The second, and more important of the two, is that the sixty acres we call home during courses in Maine is a working piece of land. It isn’t something passive that students visit. The systems in place, and the land itself is as effective a teacher as I’ll ever be. It’s all well and good to talk about sustainable practices in an abstract way, but to use them and see how they function (and have BEEN functioning for the past ten years) on the field school property is when I, as a student, saw that living this way is completely within reach. Not just a high-minded idea that I’d daydream about, but something simple and achievable.
“We provide a map to those moments through lecturing and teaching skills, but it’s up to the students to go out on the property and find them.”
Systems aside, the ecosystem and its daily in’s and outs is an incredible opportunity when students take advantage of it. We use something resembling a regular school day schedule during the programs.

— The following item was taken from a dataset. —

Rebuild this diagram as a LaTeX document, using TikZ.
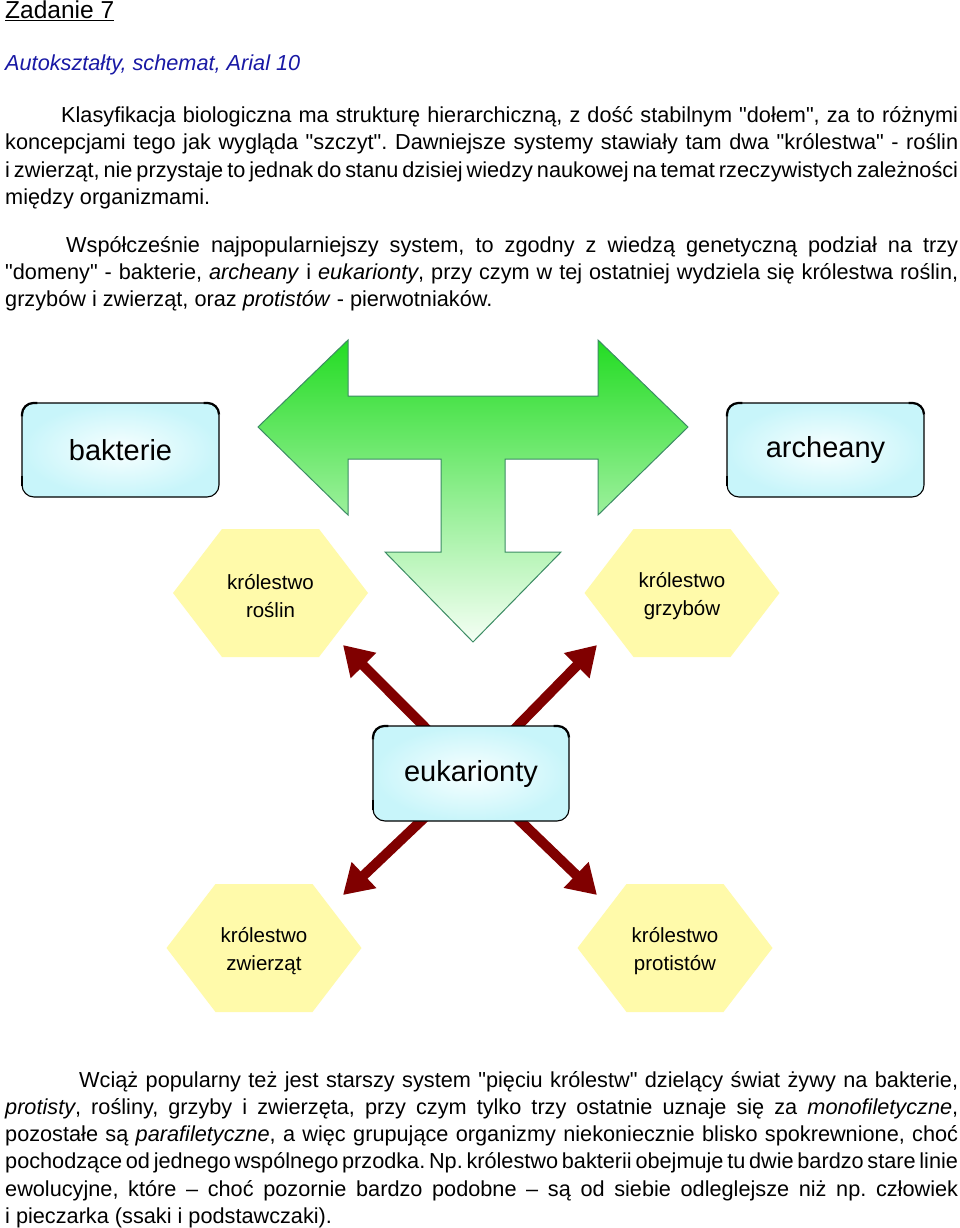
\documentclass[tikz,border=0pt]{standalone}
\usepackage{fontspec}
\setmainfont{Liberation Sans}[Ligatures=TeXOff]
\usetikzlibrary{arrows.meta,backgrounds,calc}
\definecolor{subblue}{RGB}{25,25,165}
\definecolor{greentop}{RGB}{35,220,35}
\definecolor{greenbot}{RGB}{245,255,245}
\definecolor{greenedge}{RGB}{60,140,100}
\definecolor{boxin}{RGB}{248,255,255}
\definecolor{boxout}{RGB}{200,245,250}
\definecolor{hexyellow}{RGB}{255,250,170}
\definecolor{darkred}{RGB}{128,0,0}
\newcommand{\bodyfont}{\fontsize{21.7}{27}\selectfont\frenchspacing\spaceskip=0.278em plus 0.6em minus 0.12em\relax}
\tikzset{
  txt/.style={anchor=base west, inner sep=0pt, font=\bodyfont},
  dbox/.style={draw=black, line width=1.1pt, rounded corners=12pt, inner color=boxin, outer color=boxout,
    font=\fontsize{29}{34}\selectfont, inner sep=0pt},
  cornermark/.style={draw=black, line width=2.2pt},
  hexfill/.style={fill=hexyellow, draw=none},
  hextext/.style={align=center, font=\fontsize{20.5}{28}\selectfont, inner sep=0pt},
  redarrow/.style={draw=darkred, line width=10pt, -{Triangle[length=29pt,width=34pt]}, fill=darkred},
}
\newcommand{\hexat}[2]{\path[hexfill] (#1-97.5,#2) -- (#1-48.5,#2-64) -- (#1+48.5,#2-64) -- (#1+97.5,#2) -- (#1+48.5,#2+64) -- (#1-48.5,#2+64) -- cycle;}
\newcommand{\corners}[1]{%
  \draw[cornermark] ($(#1.north west)+(0.5,14)$) -- ++(0,-2) arc[start angle=180,end angle=270,radius=11.5] -- ++(4,0);
  \draw[cornermark] ($(#1.north east)+(-16,0.5)$) -- ++(4,0) arc[start angle=270,end angle=360,radius=11.5];
  \draw[cornermark] ($(#1.south west)+(0.5,-22)$) -- ++(0,10);}
\begin{document}
\begin{tikzpicture}[x=1pt,y=-1pt]
\useasboundingbox (0,0) rectangle (960,1228);

% title
\node[anchor=base west, inner sep=0pt, font=\fontsize{24.5}{29}\selectfont] (title) at (5,19) {\underline{Zadanie 7}};
\node[anchor=base west, inner sep=0pt, font=\fontsize{21.7}{27}\selectfont\itshape, text=subblue] (sub) at (5,71) {Autokształty, schemat, Arial 10};

% paragraph 1
\node[txt] (p1a) at (61,122) {\makebox[897pt][s]{Klasyfikacja biologiczna ma strukturę hierarchiczną, z dość stabilnym "dołem", za to różnymi}};
\node[txt] (p1b) at (5,149.5) {\makebox[953pt][s]{koncepcjami tego jak wygląda "szczyt". Dawniejsze systemy stawiały tam dwa "królestwa" - roślin}};
\node[txt] (p1c) at (5,177) {\makebox[953pt][s]{i zwierząt, nie przystaje to jednak do stanu dzisiej wiedzy naukowej na temat rzeczywistych zależności}};
\node[txt] (p1d) at (5,204) {między organizmami.};

% paragraph 2
\node[txt] (p2a) at (66,252) {\makebox[892pt][s]{Współcześnie najpopularniejszy system, to zgodny z wiedzą genetyczną podział na trzy}};
\node[txt] (p2b) at (5,279) {\makebox[953pt][s]{"domeny" - bakterie, \textit{archeany} i \textit{eukarionty}, przy czym w tej ostatniej wydziela się królestwa roślin,}};
\node[txt] (p2c) at (5,306) {grzybów i zwierząt, oraz \textit{protistów} - pierwotniaków.};

% big green arrow
\shade[top color=greentop, bottom color=greenbot, draw=greenedge, line width=1pt]
  (258,427) -- (348,340) -- (348,396) -- (598,396) -- (598,340) -- (688,427) -- (598,515) -- (598,459)
  -- (505,459) -- (505,552) -- (561,552) -- (473,642) -- (385,552) -- (441,552) -- (441,459)
  -- (348,459) -- (348,515) -- cycle;

% domain boxes
\node[dbox, minimum width=197pt, minimum height=94pt] (bakterie) at (120.5,450) {bakterie};
\node[dbox, minimum width=197pt, minimum height=94pt] (archeany) at (825.5,450) {archeany};
\node[dbox, minimum width=196pt, minimum height=95pt] (euk) at (471,773.5) {eukarionty};
\corners{bakterie}
\corners{archeany}
\corners{euk}

% hexagons
\hexat{270.5}{593}
\hexat{682}{593}
\hexat{264}{948}
\hexat{675}{948}
\node[hextext] (rosliny) at (270.5,596) {królestwo\\roślin};
\node[hextext] (grzyby) at (682,596) {królestwo\\grzybów};
\node[hextext] (zwierzeta) at (264,951) {królestwo\\zwierząt};
\node[hextext] (protisty) at (675,951) {królestwo\\protistów};

% red arrows behind eukarionty
\coordinate (t1) at (343,645);
\coordinate (t2) at (597,645);
\coordinate (t3) at (343,895);
\coordinate (t4) at (597,895);
\begin{scope}[on background layer]
\fill[white] (0,0) rectangle (960,1228);
\draw[redarrow] (euk.center) -- (t1);
\draw[redarrow] (euk.center) -- (t2);
\draw[redarrow] (euk.center) -- (t3);
\draw[redarrow] (euk.center) -- (t4);
\end{scope}

% paragraph 3
\node[txt] (p3a) at (79,1087) {\makebox[879pt][s]{Wciąż popularny też jest starszy system "pięciu królestw" dzielący świat żywy na bakterie,}};
\node[txt] (p3b) at (5,1114) {\makebox[953pt][s]{\textit{protisty}, rośliny, grzyby i zwierzęta, przy czym tylko trzy ostatnie uznaje się za \textit{monofiletyczne},}};
\node[txt] (p3c) at (5,1141) {\makebox[953pt][s]{pozostałe są \textit{parafiletyczne}, a więc grupujące organizmy niekoniecznie blisko spokrewnione, choć}};
\node[txt] (p3d) at (5,1168.5) {\makebox[953pt][s]{pochodzące od jednego wspólnego przodka. Np. królestwo bakterii obejmuje tu dwie bardzo stare linie}};
\node[txt] (p3e) at (5,1196) {\makebox[953pt][s]{ewolucyjne, które – choć pozornie bardzo podobne – są od siebie odleglejsze niż np. człowiek}};
\node[txt] (p3f) at (5,1223) {i pieczarka (ssaki i podstawczaki).};
\end{tikzpicture}
\end{document}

There’s so much information to fit into the programs that it’s tempting to pack every minute of the semester with teaching in a hands on way. It’s what we in the modern western world are used to when we think “education”. In my experience during our long term programs the teaching aspect that Tim and I provide simply sets the stage for the more profound experiences that happen when students interact with the land. We provide a map to those moments through lecturing and teaching skills to the students, but it’s up to the students to go out on the property and find them.
So if you’re thinking about coming to one of Jack Mountain or School Of The Forest’s programs, keep that in mind. We’ll do what we can to provide you the skillset and knowledge but if you want to get the most you can out of our programs, make use of the downtime to find those experiences in the woods and on the water.